> **WHAT YOU WILL DO**: Write out the lines from the top of the material through the line with "import * as d3 from 'd3';", exactly and with nothing added.

> **DATA**:
◇ ◇ ◇ ◇
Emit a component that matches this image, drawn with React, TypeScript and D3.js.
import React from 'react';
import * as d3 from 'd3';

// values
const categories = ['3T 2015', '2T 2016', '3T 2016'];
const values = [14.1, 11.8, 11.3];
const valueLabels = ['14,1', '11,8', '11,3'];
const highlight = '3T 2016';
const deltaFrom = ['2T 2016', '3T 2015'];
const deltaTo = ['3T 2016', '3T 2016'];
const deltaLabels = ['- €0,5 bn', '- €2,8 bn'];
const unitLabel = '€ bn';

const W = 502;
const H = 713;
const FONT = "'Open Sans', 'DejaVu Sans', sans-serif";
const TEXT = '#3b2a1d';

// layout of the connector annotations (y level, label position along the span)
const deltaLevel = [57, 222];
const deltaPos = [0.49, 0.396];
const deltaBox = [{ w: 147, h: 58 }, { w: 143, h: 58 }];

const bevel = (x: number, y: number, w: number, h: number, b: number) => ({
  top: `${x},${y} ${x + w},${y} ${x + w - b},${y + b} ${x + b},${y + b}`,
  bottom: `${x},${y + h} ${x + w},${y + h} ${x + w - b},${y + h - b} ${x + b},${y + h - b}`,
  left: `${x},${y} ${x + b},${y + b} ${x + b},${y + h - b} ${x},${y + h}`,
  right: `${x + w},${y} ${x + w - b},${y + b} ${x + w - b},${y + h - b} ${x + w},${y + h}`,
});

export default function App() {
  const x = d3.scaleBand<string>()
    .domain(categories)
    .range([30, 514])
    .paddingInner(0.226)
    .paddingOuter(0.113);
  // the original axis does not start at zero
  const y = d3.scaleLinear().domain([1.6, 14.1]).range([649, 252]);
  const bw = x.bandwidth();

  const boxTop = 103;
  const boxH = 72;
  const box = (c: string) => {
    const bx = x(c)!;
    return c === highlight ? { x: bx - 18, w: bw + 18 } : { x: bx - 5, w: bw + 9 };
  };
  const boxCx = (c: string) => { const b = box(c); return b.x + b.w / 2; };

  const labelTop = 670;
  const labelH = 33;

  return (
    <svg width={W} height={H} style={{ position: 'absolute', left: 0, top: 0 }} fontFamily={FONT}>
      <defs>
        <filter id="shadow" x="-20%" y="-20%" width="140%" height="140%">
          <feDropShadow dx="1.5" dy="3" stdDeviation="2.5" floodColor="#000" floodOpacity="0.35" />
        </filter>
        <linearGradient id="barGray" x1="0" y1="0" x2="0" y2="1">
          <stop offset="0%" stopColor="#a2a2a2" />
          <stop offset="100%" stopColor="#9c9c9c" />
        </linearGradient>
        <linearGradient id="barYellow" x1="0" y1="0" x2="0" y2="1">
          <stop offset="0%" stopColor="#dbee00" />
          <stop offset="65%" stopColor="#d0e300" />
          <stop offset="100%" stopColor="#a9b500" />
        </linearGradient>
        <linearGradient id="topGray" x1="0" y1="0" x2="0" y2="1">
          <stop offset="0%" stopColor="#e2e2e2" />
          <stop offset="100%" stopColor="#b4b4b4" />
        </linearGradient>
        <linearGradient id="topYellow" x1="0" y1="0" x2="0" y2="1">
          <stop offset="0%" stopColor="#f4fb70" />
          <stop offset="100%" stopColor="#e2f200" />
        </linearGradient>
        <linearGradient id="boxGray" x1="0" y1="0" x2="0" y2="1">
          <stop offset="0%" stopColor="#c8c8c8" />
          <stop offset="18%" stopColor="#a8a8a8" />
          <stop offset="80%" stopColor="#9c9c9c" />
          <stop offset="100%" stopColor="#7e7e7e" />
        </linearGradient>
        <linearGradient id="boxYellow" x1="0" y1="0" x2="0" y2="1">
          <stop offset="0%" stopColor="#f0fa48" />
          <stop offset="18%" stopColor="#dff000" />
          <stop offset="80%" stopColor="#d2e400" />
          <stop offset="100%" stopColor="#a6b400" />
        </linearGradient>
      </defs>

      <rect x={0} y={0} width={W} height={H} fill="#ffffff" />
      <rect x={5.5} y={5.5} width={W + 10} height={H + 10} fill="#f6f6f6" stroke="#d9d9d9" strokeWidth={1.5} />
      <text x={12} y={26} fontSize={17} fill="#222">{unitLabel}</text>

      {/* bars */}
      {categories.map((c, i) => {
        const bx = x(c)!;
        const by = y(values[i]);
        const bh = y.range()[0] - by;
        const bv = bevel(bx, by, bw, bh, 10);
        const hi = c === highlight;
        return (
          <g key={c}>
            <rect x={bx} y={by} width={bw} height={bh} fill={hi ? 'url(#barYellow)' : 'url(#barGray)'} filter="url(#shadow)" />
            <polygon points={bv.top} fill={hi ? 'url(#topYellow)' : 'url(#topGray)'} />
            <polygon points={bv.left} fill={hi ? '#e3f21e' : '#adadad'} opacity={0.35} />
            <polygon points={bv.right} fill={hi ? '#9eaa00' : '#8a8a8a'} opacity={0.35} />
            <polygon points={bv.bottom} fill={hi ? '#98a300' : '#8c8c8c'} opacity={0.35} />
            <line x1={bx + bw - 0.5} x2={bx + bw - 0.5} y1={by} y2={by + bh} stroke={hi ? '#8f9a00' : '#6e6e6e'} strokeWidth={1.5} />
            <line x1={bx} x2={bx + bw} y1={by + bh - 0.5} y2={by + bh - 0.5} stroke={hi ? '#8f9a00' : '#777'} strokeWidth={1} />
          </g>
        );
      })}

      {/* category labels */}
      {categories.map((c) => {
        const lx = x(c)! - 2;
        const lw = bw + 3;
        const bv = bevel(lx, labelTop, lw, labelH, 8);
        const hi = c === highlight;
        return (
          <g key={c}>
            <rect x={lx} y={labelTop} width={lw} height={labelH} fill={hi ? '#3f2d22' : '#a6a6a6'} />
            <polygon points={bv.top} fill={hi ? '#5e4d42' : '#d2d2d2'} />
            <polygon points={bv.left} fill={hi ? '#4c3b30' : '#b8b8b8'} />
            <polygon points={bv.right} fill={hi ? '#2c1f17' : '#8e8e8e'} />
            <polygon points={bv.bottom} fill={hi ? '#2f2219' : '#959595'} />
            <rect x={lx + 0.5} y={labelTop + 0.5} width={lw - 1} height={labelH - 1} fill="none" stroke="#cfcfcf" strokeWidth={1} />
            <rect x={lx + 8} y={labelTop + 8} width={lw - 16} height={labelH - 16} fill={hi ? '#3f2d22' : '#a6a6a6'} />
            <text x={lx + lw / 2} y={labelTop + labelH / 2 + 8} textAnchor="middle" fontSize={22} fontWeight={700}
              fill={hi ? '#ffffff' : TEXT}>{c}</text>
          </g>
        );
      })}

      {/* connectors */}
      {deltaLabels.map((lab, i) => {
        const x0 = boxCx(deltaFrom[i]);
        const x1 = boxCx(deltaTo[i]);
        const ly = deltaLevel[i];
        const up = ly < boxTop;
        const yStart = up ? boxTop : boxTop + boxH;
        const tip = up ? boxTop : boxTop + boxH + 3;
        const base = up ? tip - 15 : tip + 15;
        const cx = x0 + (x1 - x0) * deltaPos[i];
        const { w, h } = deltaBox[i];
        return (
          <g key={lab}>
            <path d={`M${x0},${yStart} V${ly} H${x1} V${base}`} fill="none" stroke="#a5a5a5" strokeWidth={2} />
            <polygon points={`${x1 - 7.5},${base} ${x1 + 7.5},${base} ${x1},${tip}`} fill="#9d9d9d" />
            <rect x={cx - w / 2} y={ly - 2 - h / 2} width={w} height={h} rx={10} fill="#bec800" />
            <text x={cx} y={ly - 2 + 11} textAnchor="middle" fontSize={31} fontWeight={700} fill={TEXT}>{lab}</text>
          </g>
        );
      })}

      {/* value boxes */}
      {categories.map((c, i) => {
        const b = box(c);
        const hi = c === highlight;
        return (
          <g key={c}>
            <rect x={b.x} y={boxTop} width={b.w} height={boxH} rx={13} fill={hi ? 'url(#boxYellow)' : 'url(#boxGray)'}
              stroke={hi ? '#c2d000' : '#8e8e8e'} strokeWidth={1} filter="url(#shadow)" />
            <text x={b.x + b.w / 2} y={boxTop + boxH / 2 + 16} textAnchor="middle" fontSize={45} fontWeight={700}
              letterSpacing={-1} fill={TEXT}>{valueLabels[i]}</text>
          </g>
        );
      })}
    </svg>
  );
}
◇ ◇ ◇ ◇
> **FINISHED EXERCISE**:
Emit a component that matches this image, drawn with React, TypeScript and D3.js.
import React from 'react';
import * as d3 from 'd3';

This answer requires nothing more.